Mais il semble qu'en
France un pas a été franchi lorsque l'on voit certains ministres
venir au secours des organisations juives et de leurs amis judéophiles.
On
pourrait citer le procès intenté à Willem, maire d'une petite
ville de la banlieue lilloise, lequel avait décidé de boycotter
les jus de fruits israéliens dans les cantines scolaires dont il
avait la responsabilité et fut pour cette raison poursuivi par l'Association
Cultuelle Israélite de Lille (!!!). Lors du procès, le
Procureur de Lille avait déclaré qu'il n'y avait pas lieu de
poursuivre et Willem avait été relaxé.
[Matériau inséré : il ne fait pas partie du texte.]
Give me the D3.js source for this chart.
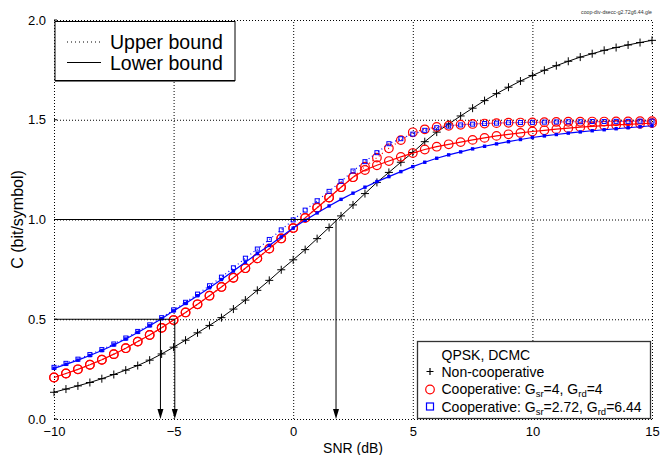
<!DOCTYPE html>
<html>
<head>
<meta charset="utf-8">
<script src="https://cdn.jsdelivr.net/npm/d3@7"></script>
<style>
  body { margin: 0; background: #fff; }
  svg { display: block; }
  text { font-family: "Liberation Sans", Arial, Helvetica, sans-serif; }
</style>
</head>
<body>
<svg width="667" height="455"></svg>
<script>
// SNR points (dB)
const snrDb = [-10, -9.5, -9, -8.5, -8, -7.5, -7, -6.5, -6, -5.5,
  -5, -4.5, -4, -3.5, -3, -2.5, -2, -1.5, -1, -0.5,
  0, 0.5, 1, 1.5, 2, 2.5, 3, 3.5, 4, 4.5,
  5, 5.5, 6, 6.5, 7, 7.5, 8, 8.5, 9, 9.5,
  10, 10.5, 11, 11.5, 12, 12.5, 13, 13.5, 14, 14.5, 15];

// non-cooperative
const nonCoop = [0.134, 0.150, 0.166, 0.183, 0.202, 0.223, 0.245, 0.268, 0.295, 0.326,
  0.360, 0.395, 0.432, 0.469, 0.508, 0.551, 0.596, 0.645, 0.695, 0.748,
  0.798, 0.849, 0.904, 0.960, 1.018, 1.073, 1.130, 1.186, 1.236, 1.287,
  1.336, 1.390, 1.438, 1.479, 1.519, 1.558, 1.596, 1.631, 1.663, 1.694,
  1.722, 1.748, 1.771, 1.793, 1.814, 1.831, 1.848, 1.862, 1.875, 1.887, 1.898];

// cooperative Gsr=4, Grd=4
const coop44Lower = [0.208, 0.228, 0.249, 0.272, 0.297, 0.325, 0.355, 0.388, 0.421, 0.457,
  0.496, 0.534, 0.575, 0.618, 0.662, 0.708, 0.756, 0.805, 0.854, 0.905,
  0.957, 1.008, 1.059, 1.110, 1.162, 1.212, 1.248, 1.272, 1.293, 1.314,
  1.333, 1.351, 1.365, 1.377, 1.388, 1.399, 1.409, 1.419, 1.427, 1.434,
  1.441, 1.447, 1.453, 1.458, 1.463, 1.467, 1.471, 1.474, 1.477, 1.480, 1.483];
const coop44Upper = [0.208, 0.228, 0.249, 0.272, 0.297, 0.325, 0.355, 0.388, 0.421, 0.457,
  0.496, 0.534, 0.575, 0.618, 0.662, 0.708, 0.756, 0.805, 0.854, 0.905,
  0.957, 1.008, 1.059, 1.110, 1.162, 1.212, 1.265, 1.310, 1.357, 1.398,
  1.437, 1.452, 1.464, 1.470, 1.475, 1.479, 1.481, 1.483, 1.485, 1.486,
  1.487, 1.488, 1.489, 1.490, 1.490, 1.491, 1.491, 1.492, 1.492, 1.493, 1.493];

// cooperative Gsr=2.72, Grd=6.44
const coop272Lower = [0.254, 0.274, 0.295, 0.318, 0.343, 0.371, 0.401, 0.434, 0.467, 0.503,
  0.542, 0.579, 0.618, 0.658, 0.699, 0.742, 0.786, 0.829, 0.870, 0.913,
  0.957, 0.996, 1.033, 1.068, 1.101, 1.132, 1.162, 1.190, 1.215, 1.240,
  1.265, 1.287, 1.307, 1.324, 1.339, 1.354, 1.367, 1.379, 1.390, 1.401,
  1.411, 1.419, 1.426, 1.433, 1.439, 1.445, 1.450, 1.455, 1.460, 1.465, 1.470];
const coop272Upper = [0.259, 0.279, 0.300, 0.323, 0.348, 0.376, 0.406, 0.439, 0.472, 0.508,
  0.547, 0.585, 0.626, 0.668, 0.711, 0.758, 0.806, 0.852, 0.900, 0.948,
  0.998, 1.047, 1.094, 1.141, 1.191, 1.243, 1.290, 1.335, 1.380, 1.405,
  1.428, 1.447, 1.460, 1.468, 1.474, 1.478, 1.481, 1.483, 1.485, 1.486,
  1.487, 1.488, 1.489, 1.490, 1.490, 1.491, 1.491, 1.492, 1.492, 1.493, 1.493];

const xTicks = [-10, -5, 0, 5, 10, 15];
const yTicks = [0, 0.5, 1.0, 1.5, 2.0];

// reference levels and where they hit the curves
const refLevels = [1.0, 0.5];
const refSnr = [[1.79], [-5.55, -4.95]];

const svg = d3.select("svg");
const x = d3.scaleLinear().domain([-10, 15]).range([54, 652]);
const y = d3.scaleLinear().domain([0, 2]).range([419, 20]);

// grid (dotted, also acts as frame)
svg.append("g")
  .attr("transform", `translate(0,${y(0)})`)
  .call(d3.axisBottom(x).tickValues(xTicks).tickSize(-(y(0) - y(2))).tickFormat(""))
  .call(g => g.select(".domain").remove())
  .call(g => g.selectAll("line").attr("stroke", "#000").attr("stroke-dasharray", "1,2"));
svg.append("g")
  .attr("transform", `translate(${x(-10)},0)`)
  .call(d3.axisLeft(y).tickValues(yTicks).tickSize(-(x(15) - x(-10))).tickFormat(""))
  .call(g => g.select(".domain").remove())
  .call(g => g.selectAll("line").attr("stroke", "#000").attr("stroke-dasharray", "1,2"));

// small y ticks
svg.append("g").selectAll("line")
  .data(yTicks)
  .join("line")
  .attr("x1", x(-10)).attr("x2", x(-10) + 3)
  .attr("y1", d => y(d)).attr("y2", d => y(d))
  .attr("stroke", "#000");

// tick labels
svg.append("g")
  .attr("transform", `translate(0,${y(0)})`)
  .call(d3.axisBottom(x).tickValues(xTicks).tickSize(0).tickPadding(8))
  .call(g => g.select(".domain").remove())
  .call(g => g.selectAll("text").attr("font-size", 13).attr("font-family", "Liberation Sans, Arial, sans-serif").attr("fill", "#000"));
svg.append("g")
  .attr("transform", `translate(${x(-10)},0)`)
  .call(d3.axisLeft(y).tickValues(yTicks).tickSize(0).tickPadding(8).tickFormat(d3.format(".1f")))
  .call(g => g.select(".domain").remove())
  .call(g => g.selectAll("text").attr("font-size", 13).attr("font-family", "Liberation Sans, Arial, sans-serif").attr("fill", "#000"));

// axis titles
svg.append("text")
  .attr("x", x(2.5)).attr("y", 453)
  .attr("text-anchor", "middle").attr("font-size", 14)
  .text("SNR (dB)");
svg.append("text")
  .attr("transform", `translate(23,${y(1)}) rotate(-90)`)
  .attr("text-anchor", "middle").attr("font-size", 16)
  .text("C (bit/symbol)");

const line = d3.line().x((d, i) => x(snrDb[i])).y(d => y(d));

function drawCurve(values, color, dashed, width) {
  svg.append("path")
    .datum(values)
    .attr("d", line)
    .attr("fill", "none")
    .attr("stroke", color)
    .attr("stroke-width", width)
    .attr("stroke-dasharray", dashed ? "1,3" : null);
}

// Non-cooperative
drawCurve(nonCoop, "#000", false, 1);
svg.append("g").selectAll("path")
  .data(nonCoop)
  .join("path")
  .attr("d", "M-4,0H4M0,-4V4")
  .attr("transform", (d, i) => `translate(${x(snrDb[i])},${y(d)})`)
  .attr("stroke", "#000")
  .attr("stroke-width", 1);

// Cooperative Gsr=4, Grd=4 (red)
drawCurve(coop44Upper, "#ff0000", true, 1.2);
drawCurve(coop44Lower, "#ff0000", false, 1.2);
[coop44Upper, coop44Lower].forEach(vals => {
  svg.append("g").selectAll("circle")
    .data(vals)
    .join("circle")
    .attr("cx", (d, i) => x(snrDb[i]))
    .attr("cy", d => y(d))
    .attr("r", 4.3)
    .attr("fill", "none")
    .attr("stroke", "#ff0000")
    .attr("stroke-width", 1.2);
});

// Cooperative Gsr=2.72, Grd=6.44 (blue)
drawCurve(coop272Upper, "#0000ff", true, 1.2);
drawCurve(coop272Lower, "#0000ff", false, 1.2);
svg.append("g").selectAll("rect")
  .data(coop272Upper)
  .join("rect")
  .attr("x", (d, i) => x(snrDb[i]) - 2)
  .attr("y", d => y(d) - 2)
  .attr("width", 4).attr("height", 4)
  .attr("fill", "none")
  .attr("stroke", "#0000ff")
  .attr("stroke-width", 1);
svg.append("g").selectAll("rect")
  .data(coop272Lower)
  .join("rect")
  .attr("x", (d, i) => x(snrDb[i]) - 1.7)
  .attr("y", d => y(d) - 1.7)
  .attr("width", 3.4).attr("height", 3.4)
  .attr("fill", "#0000ff");

// reference lines with arrows
refLevels.forEach((lvl, k) => {
  const xs = refSnr[k];
  svg.append("line")
    .attr("x1", x(-10)).attr("x2", x(d3.max(xs)))
    .attr("y1", y(lvl)).attr("y2", y(lvl))
    .attr("stroke", "#000").attr("stroke-width", 1);
  xs.forEach(s => {
    svg.append("line")
      .attr("x1", x(s)).attr("x2", x(s))
      .attr("y1", y(lvl)).attr("y2", y(0) - 8)
      .attr("stroke", "#000").attr("stroke-width", 1);
    svg.append("path")
      .attr("d", `M${x(s)},${y(0)}L${x(s) - 3},${y(0) - 10}L${x(s) + 3},${y(0) - 10}Z`)
      .attr("fill", "#000");
  });
});

// legend: bounds
const leg1 = svg.append("g");
leg1.append("rect")
  .attr("x", 55).attr("y", 21.5).attr("width", 180).attr("height", 59)
  .attr("fill", "#fff").attr("stroke", "#000").attr("stroke-width", 1);
leg1.append("line").attr("x1", 55).attr("x2", 235).attr("y1", 81.5).attr("y2", 81.5)
  .attr("stroke", "#777").attr("stroke-width", 1);
[["Upper bound", true, 42], ["Lower bound", false, 62.5]].forEach(([label, dashed, ly]) => {
  leg1.append("line")
    .attr("x1", 67).attr("x2", 101).attr("y1", ly).attr("y2", ly)
    .attr("stroke", "#000").attr("stroke-width", 1)
    .attr("stroke-dasharray", dashed ? "1,3" : null);
  leg1.append("text")
    .attr("x", 110).attr("y", ly + 7)
    .attr("font-size", 19.5)
    .text(label);
});

// legend: series
const leg2 = svg.append("g");
leg2.append("rect")
  .attr("x", 417.5).attr("y", 341.5).attr("width", 233).attr("height", 77)
  .attr("fill", "#fff").attr("stroke", "#333").attr("stroke-width", 1.3);
leg2.append("text")
  .attr("x", 441.5).attr("y", 359.5).attr("font-size", 14)
  .text("QPSK, DCMC");

leg2.append("path").attr("d", "M-3.5,0H3.5M0,-3.5V3.5")
  .attr("transform", "translate(430,371.5)")
  .attr("stroke", "#000").attr("stroke-width", 1.2);
leg2.append("text").attr("x", 441.5).attr("y", 376.5).attr("font-size", 14)
  .text("Non-cooperative");

leg2.append("circle").attr("cx", 430).attr("cy", 389.5).attr("r", 4.3)
  .attr("fill", "none").attr("stroke", "#ff0000").attr("stroke-width", 1.2);
const t2 = leg2.append("text").attr("x", 441.5).attr("y", 394).attr("font-size", 14);
t2.append("tspan").text("Cooperative: G");
t2.append("tspan").attr("font-size", 9.5).attr("dy", 3).text("sr");
t2.append("tspan").attr("dy", -3).text("=4, G");
t2.append("tspan").attr("font-size", 9.5).attr("dy", 3).text("rd");
t2.append("tspan").attr("dy", -3).text("=4");

leg2.append("rect").attr("x", 426.5).attr("y", 403).attr("width", 7).attr("height", 7)
  .attr("fill", "none").attr("stroke", "#0000ff").attr("stroke-width", 1.2);
const t3 = leg2.append("text").attr("x", 441.5).attr("y", 411.5).attr("font-size", 14);
t3.append("tspan").text("Cooperative: G");
t3.append("tspan").attr("font-size", 9.5).attr("dy", 3).text("sr");
t3.append("tspan").attr("dy", -3).text("=2.72, G");
t3.append("tspan").attr("font-size", 9.5).attr("dy", 3).text("rd");
t3.append("tspan").attr("dy", -3).text("=6.44");

// file tag
svg.append("text")
  .attr("x", 652).attr("y", 14)
  .attr("text-anchor", "end").attr("font-size", 5.2).attr("fill", "#333")
  .text("coop-div-dsecc-g2.72g6.44.gle");
</script>
</body>
</html>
Cela ne devait pas
satisfaire nos gouvernants et le parquet de Douai interjectait appel
sur injonction du Garde des Sceaux, ministre de la Justice. Ainsi un
ministre s'autorisait à attaquer le Parquet de Lille pour complaire
à quelques organisations juives. En appel, l'Avocat Général de
Douai, qui semblait ne pas se sentir à son aise dans ce procès,
demandait une amende de 2000 euros, laissant au Tribunal le soin de
qualifier le délit. Le Tribunal coupait la poire en deux en
condamnant Willem à 1000 euros d'amende.
On
pourrait aussi citer l'intervention du ministre de la Culture qui
demandait la suppression d'une des séances du film "Route
181" de Eyal Sivan et Michel Khleifi, sous prétexte que ce
film pourrait provoquer des incidents. Il est vrai que ce film, réalisé
par un cinéaste israélien et un cinéaste palestinien, est
inacceptable pour les sionistes et leurs amis ; par avance ils décident
que ce film peut provoquer à la haine raciale. Mais plus grave que
l'attitude des organisations juives et leurs amis judéophiles,
c'est l'attitude du ministre de la Culture qui pose problème ; en
quoi le ministre doit-il donner raison aux fanatiques de
l'interdiction ? en quoi un ministre de la Culture doit-il limiter
l'expression culturelle pour plaire à quelques fanatiques.
Il
faut alors chercher une raison plus profonde à cette judéophilie :
l'Europe n'a pas réglé ses rapports avec les Juifs et la judéophilie
n'est qu'une façon de se dédouaner d'une histoire douloureuse (1)
La culpabilité européenne conduit certains à soutenir le sionisme
pour réparer les crimes de leurs pères, et par conséquent à ne
pas voir l'injustice commise à l'encontre des Palestiniens. Ainsi
le philosophe Habermas peut déclarer dans une interview au journal Le
Monde :
Quel Européen
pourrait, après la Shoah, contester à Israël son droit à
l'existence ? (2)
Comme
si la question de l'Etat d'Israël était une question entre
l'Europe et les Juifs, comme si les Palestiniens n'étaient pas
concernés par la conquête et l'occupation de leur pays.
La
solution paraissait pourtant bonne qui semblait résoudre ce que
l'on a appelé la question juive et qui de surcroît permettait l'établissement
d'un "bastion avancé de la civilisation contre la barbarie"
comme le proclamèrent certains responsables sionistes. Après le génocide
et les six millions de morts, l'Europe acceptait que les Juifs
deviennent de vrais Européens, d'autant qu'ils allaient devenir de
bons petits soldats blancs face à un monde arabe considéré comme
encore barbare. Seul obstacle à cette solution, les Palestiniens,
ce que l'Europe refuse encore de comprendre, même si certains
discours marquent une certaine compassion envers les Palestiniens,
comme si cette compassion suffisait à résoudre le conflit.
Rudolf
Bkouche
(1)Parmi les diverses formes de
cette judéophilie nous rappellerons la mode des déclarations
de repentance, qu'elles viennent de l'Eglise ou de chefs d'Etats.